Deadly monsoon landslides in southern Bangladesh have destroyed over 1,200 shelters and displaced around 2,000 ethnic Rohingya from neighbouring Myanmar who need urgent assistance, the UN refugee agency, UNHCR, has said.
In an alert on Friday, Spokesperson Babar Baloch said that the agency and partners are stepping up support to assist some 8,000 mainly Rohingya refugees affected by the disaster earlier in the week.
"Teams have been mobilized to find shelter for those displaced as work continues to rehabilitate or fix damaged accommodation", he said.
"In addition to shelter, affected refugees also urgently require food and household items as well as access to health care and psychosocial support."
Cox's Bazaar is a network of some 33 camps in Bangladesh that mainly house hundreds of thousands of Rohingya who fled persecution in Myanmar in 2017.
Extreme weather vulnerability
The camps are extremely "vulnerable to the effects of climate change and prone to natural disasters, UNHCR's Mr. Baloch said, adding Cox's Bazaar has seen more than 770 landslides and floods since 2017 - and more damage is expected with further rain forecast.
To help the humanitarian effort, the UN agency has issued an urgent appeal to donors as relief efforts in the camps have been "severely hampered by acute underfunding".
UNHCR needs $275 million for its aid effort in Bangladesh this year but the appeal is just 25 per cent funded.
It is also critical that pledges made at last year's Global Refugee Forum are fulfilled to advance self-reliance for Rohingya refugees and to ease the pressure on the Government of Bangladesh, UNHCR stressed.

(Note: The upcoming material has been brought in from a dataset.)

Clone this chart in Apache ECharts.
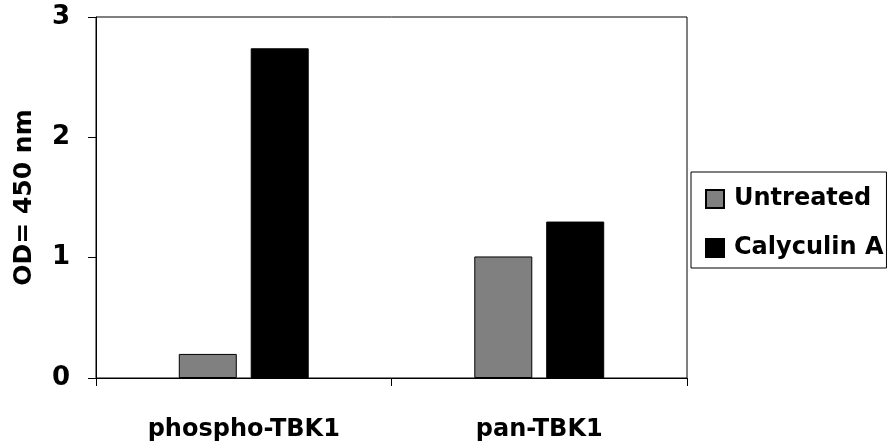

Independent rights expert calls for an end to 'normalisation' of prostitution
The UN's independent human rights expert countering violence against women and girls called on Friday for prostitution to be recognised unambiguously as a "system of violence, exploitation and abuse".
Special Rapporteur Reem Alsalem said in her latest report to the Human Rights Council that prostitution reduces women and girls to "mere commodities" and allows for a system of discrimination and violence to stop women from reaching true equality.
"Prostitution sexualises and racialises poverty, and targets women from marginalised backgrounds, who often lack access to protection services or viable livelihood opportunities, increasing their vulnerability to further exploitation," Ms. Alsalem added.
Use of 'sex work', problematic
She emphasised that prostitution violates physical, psychological, and economic rights of the individual and can lead to torture, dignity, and safety violations among others.
Further, she said it is important to use phrasing that aligns with international human rights law, noting that the term "sex work" can dilute prostitution's true harmfulness.
She also expressed concern about how men's right to buy sexual acts normalises systematic violence and blurs the lines between consenting sexual activities and sexual violence.
"The normalisation of prostitution, including pornography, creates harmful sexual expectations for men and boys and undermines the safe and equal participation of women and girls in society," Ms. Alsalem said.
Call for action
The expert is calling for States to, "decriminalise prostitution for women and girls, who must be treated as victims, provide comprehensive support and exit pathways, as well as criminalise the purchase of sexual acts, and apply stringent actions against pimping."
Special Rapporteurs and other UN Human Rights Council-appointed rights experts are independent of the any government, receive no salary for their work and serve in their individual capacity.
Zambia: Over 50,000 children at risk of 'severe wasting'
Almost 52,000 children under the age of five in Zambia are at risk of severe wasting - the deadliest form of malnutrition - within the next 12 months if urgent preventive measures are not taken, the UN Children's Fund (UNICEF) has warned.
The assessment comes as Zambia, a landlocked nation in southern Africa, grapples with prolonged drought.
Children in the Western, Southern, Central, and North-Western provinces - four out of ten of Zambia's regions - are at particularly high risk of becoming malnourished, as many families already face hunger and are unable to provide nutritious food, UNICEF said.
"Children suffering from malnutrition are ten times more likely to die than well-nourished children," UNICEF Director of Global Communication Naysan Sahba stated.
"If we do not act now, there may be devastating and long-lasting effects on the health, nutrition, and development of Zambia's youngest and most vulnerable population."
The assessment, commissioned by the National Food and Nutrition Commission and supported by UNICEF, also revealed that pregnant and breastfeeding women are at risk of wasting.
Low breastfeeding rates are also a cause for concern, the agency said, highlighting that rates of exclusive breastfeeding in the first six months of life - which helps protect babies from sickness - "are worryingly low across" many provinces, especially in the urban parts of the capital Lusaka.
The UN agency called for immediate action to ensure food distribution and cash assistance for mothers and children, expand healthcare access, and improve health and sanitation services.
"We must urgently expand access to nutritious and diverse food, health services, and water, hygiene and sanitation services in order to avert a looming crisis," Mr. Sahba said.